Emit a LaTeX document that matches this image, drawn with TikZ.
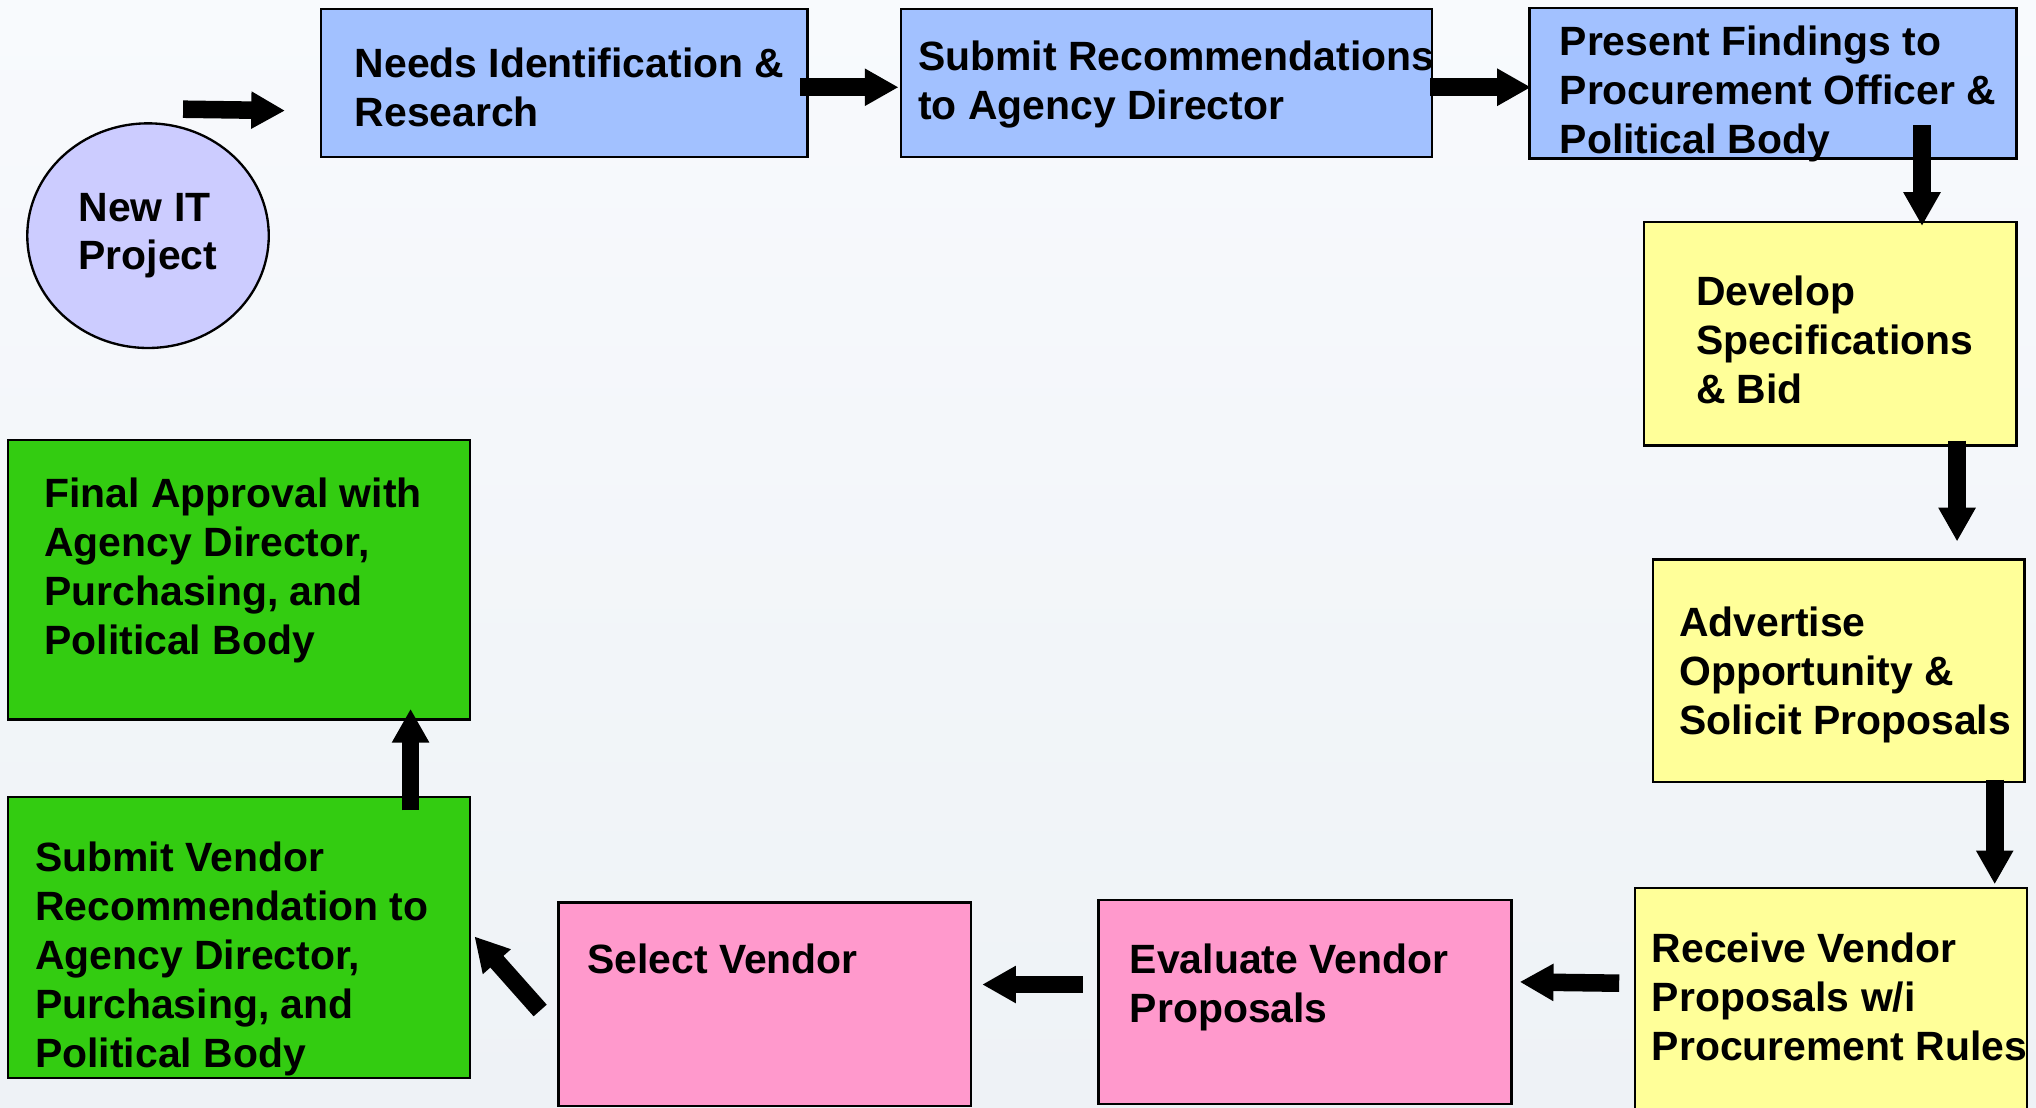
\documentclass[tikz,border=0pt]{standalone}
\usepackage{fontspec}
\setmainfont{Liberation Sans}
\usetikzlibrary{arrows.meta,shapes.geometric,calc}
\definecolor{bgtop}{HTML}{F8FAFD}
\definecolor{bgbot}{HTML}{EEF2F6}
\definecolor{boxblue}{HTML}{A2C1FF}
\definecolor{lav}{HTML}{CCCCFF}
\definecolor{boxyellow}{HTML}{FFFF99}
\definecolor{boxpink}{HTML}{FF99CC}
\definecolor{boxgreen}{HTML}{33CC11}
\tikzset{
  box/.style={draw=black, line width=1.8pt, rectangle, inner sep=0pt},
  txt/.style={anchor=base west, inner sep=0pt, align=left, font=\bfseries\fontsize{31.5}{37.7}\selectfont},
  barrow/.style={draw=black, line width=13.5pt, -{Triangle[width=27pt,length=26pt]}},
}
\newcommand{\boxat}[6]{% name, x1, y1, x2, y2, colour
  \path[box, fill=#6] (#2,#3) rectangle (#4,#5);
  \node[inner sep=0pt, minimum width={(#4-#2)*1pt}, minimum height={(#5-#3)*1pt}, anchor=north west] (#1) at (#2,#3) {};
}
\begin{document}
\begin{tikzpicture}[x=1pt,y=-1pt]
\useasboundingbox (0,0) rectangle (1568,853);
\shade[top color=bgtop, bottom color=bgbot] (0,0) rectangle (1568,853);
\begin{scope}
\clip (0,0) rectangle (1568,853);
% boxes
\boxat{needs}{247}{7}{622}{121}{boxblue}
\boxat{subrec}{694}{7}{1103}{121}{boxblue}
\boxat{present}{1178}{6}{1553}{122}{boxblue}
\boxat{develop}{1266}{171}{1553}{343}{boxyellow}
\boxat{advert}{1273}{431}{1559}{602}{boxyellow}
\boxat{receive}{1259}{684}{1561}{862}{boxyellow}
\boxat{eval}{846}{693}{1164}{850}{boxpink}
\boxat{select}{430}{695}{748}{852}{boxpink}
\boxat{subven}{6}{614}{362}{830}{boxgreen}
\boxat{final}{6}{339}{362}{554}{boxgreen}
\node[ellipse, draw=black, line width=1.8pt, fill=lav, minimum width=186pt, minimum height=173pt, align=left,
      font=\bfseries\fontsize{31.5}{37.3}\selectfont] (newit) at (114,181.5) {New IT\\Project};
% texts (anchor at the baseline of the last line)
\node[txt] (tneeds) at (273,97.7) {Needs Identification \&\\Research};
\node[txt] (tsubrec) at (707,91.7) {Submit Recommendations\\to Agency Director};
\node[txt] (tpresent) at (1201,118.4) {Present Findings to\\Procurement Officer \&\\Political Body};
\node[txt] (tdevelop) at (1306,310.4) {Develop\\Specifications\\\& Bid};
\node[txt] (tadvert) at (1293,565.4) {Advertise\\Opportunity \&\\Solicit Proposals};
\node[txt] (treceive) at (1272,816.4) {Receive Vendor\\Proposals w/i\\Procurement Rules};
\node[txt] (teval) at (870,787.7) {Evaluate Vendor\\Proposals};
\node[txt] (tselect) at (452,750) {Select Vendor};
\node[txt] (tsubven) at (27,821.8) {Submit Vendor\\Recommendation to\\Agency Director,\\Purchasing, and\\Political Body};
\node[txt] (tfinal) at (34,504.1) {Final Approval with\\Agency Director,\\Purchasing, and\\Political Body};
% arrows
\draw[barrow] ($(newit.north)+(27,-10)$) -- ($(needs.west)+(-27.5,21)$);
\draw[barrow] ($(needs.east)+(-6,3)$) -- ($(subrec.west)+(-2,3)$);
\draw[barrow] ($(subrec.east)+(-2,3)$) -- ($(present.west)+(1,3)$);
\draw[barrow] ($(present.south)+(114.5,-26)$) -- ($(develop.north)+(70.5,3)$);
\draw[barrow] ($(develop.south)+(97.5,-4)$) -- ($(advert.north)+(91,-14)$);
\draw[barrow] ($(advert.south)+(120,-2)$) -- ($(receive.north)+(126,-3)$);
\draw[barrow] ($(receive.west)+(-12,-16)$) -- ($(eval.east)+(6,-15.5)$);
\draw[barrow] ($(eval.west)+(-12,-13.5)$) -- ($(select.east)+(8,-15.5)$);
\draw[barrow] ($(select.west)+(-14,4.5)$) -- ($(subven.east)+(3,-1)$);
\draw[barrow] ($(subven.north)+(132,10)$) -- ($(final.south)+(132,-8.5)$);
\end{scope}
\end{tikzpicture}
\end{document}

__Given exercise__. Output the material word for word, omitting its pictures.

__Worked answer__.
Emit a LaTeX document that matches this image, drawn with TikZ.
\documentclass[tikz,border=0pt]{standalone}
\usepackage{fontspec}
\setmainfont{Liberation Sans}
\usetikzlibrary{arrows.meta,shapes.geometric,calc}
\definecolor{bgtop}{HTML}{F8FAFD}
\definecolor{bgbot}{HTML}{EEF2F6}
\definecolor{boxblue}{HTML}{A2C1FF}
\definecolor{lav}{HTML}{CCCCFF}
\definecolor{boxyellow}{HTML}{FFFF99}
\definecolor{boxpink}{HTML}{FF99CC}
\definecolor{boxgreen}{HTML}{33CC11}
\tikzset{
  box/.style={draw=black, line width=1.8pt, rectangle, inner sep=0pt},
  txt/.style={anchor=base west, inner sep=0pt, align=left, font=\bfseries\fontsize{31.5}{37.7}\selectfont},
  barrow/.style={draw=black, line width=13.5pt, -{Triangle[width=27pt,length=26pt]}},
}
\newcommand{\boxat}[6]{% name, x1, y1, x2, y2, colour
  \path[box, fill=#6] (#2,#3) rectangle (#4,#5);
  \node[inner sep=0pt, minimum width={(#4-#2)*1pt}, minimum height={(#5-#3)*1pt}, anchor=north west] (#1) at (#2,#3) {};
}
\begin{document}
\begin{tikzpicture}[x=1pt,y=-1pt]
\useasboundingbox (0,0) rectangle (1568,853);
\shade[top color=bgtop, bottom color=bgbot] (0,0) rectangle (1568,853);
\begin{scope}
\clip (0,0) rectangle (1568,853);
% boxes
\boxat{needs}{247}{7}{622}{121}{boxblue}
\boxat{subrec}{694}{7}{1103}{121}{boxblue}
\boxat{present}{1178}{6}{1553}{122}{boxblue}
\boxat{develop}{1266}{171}{1553}{343}{boxyellow}
\boxat{advert}{1273}{431}{1559}{602}{boxyellow}
\boxat{receive}{1259}{684}{1561}{862}{boxyellow}
\boxat{eval}{846}{693}{1164}{850}{boxpink}
\boxat{select}{430}{695}{748}{852}{boxpink}
\boxat{subven}{6}{614}{362}{830}{boxgreen}
\boxat{final}{6}{339}{362}{554}{boxgreen}
\node[ellipse, draw=black, line width=1.8pt, fill=lav, minimum width=186pt, minimum height=173pt, align=left,
      font=\bfseries\fontsize{31.5}{37.3}\selectfont] (newit) at (114,181.5) {New IT\\Project};
% texts (anchor at the baseline of the last line)
\node[txt] (tneeds) at (273,97.7) {Needs Identification \&\\Research};
\node[txt] (tsubrec) at (707,91.7) {Submit Recommendations\\to Agency Director};
\node[txt] (tpresent) at (1201,118.4) {Present Findings to\\Procurement Officer \&\\Political Body};
\node[txt] (tdevelop) at (1306,310.4) {Develop\\Specifications\\\& Bid};
\node[txt] (tadvert) at (1293,565.4) {Advertise\\Opportunity \&\\Solicit Proposals};
\node[txt] (treceive) at (1272,816.4) {Receive Vendor\\Proposals w/i\\Procurement Rules};
\node[txt] (teval) at (870,787.7) {Evaluate Vendor\\Proposals};
\node[txt] (tselect) at (452,750) {Select Vendor};
\node[txt] (tsubven) at (27,821.8) {Submit Vendor\\Recommendation to\\Agency Director,\\Purchasing, and\\Political Body};
\node[txt] (tfinal) at (34,504.1) {Final Approval with\\Agency Director,\\Purchasing, and\\Political Body};
% arrows
\draw[barrow] ($(newit.north)+(27,-10)$) -- ($(needs.west)+(-27.5,21)$);
\draw[barrow] ($(needs.east)+(-6,3)$) -- ($(subrec.west)+(-2,3)$);
\draw[barrow] ($(subrec.east)+(-2,3)$) -- ($(present.west)+(1,3)$);
\draw[barrow] ($(present.south)+(114.5,-26)$) -- ($(develop.north)+(70.5,3)$);
\draw[barrow] ($(develop.south)+(97.5,-4)$) -- ($(advert.north)+(91,-14)$);
\draw[barrow] ($(advert.south)+(120,-2)$) -- ($(receive.north)+(126,-3)$);
\draw[barrow] ($(receive.west)+(-12,-16)$) -- ($(eval.east)+(6,-15.5)$);
\draw[barrow] ($(eval.west)+(-12,-13.5)$) -- ($(select.east)+(8,-15.5)$);
\draw[barrow] ($(select.west)+(-14,4.5)$) -- ($(subven.east)+(3,-1)$);
\draw[barrow] ($(subven.north)+(132,10)$) -- ($(final.south)+(132,-8.5)$);
\end{scope}
\end{tikzpicture}
\end{document}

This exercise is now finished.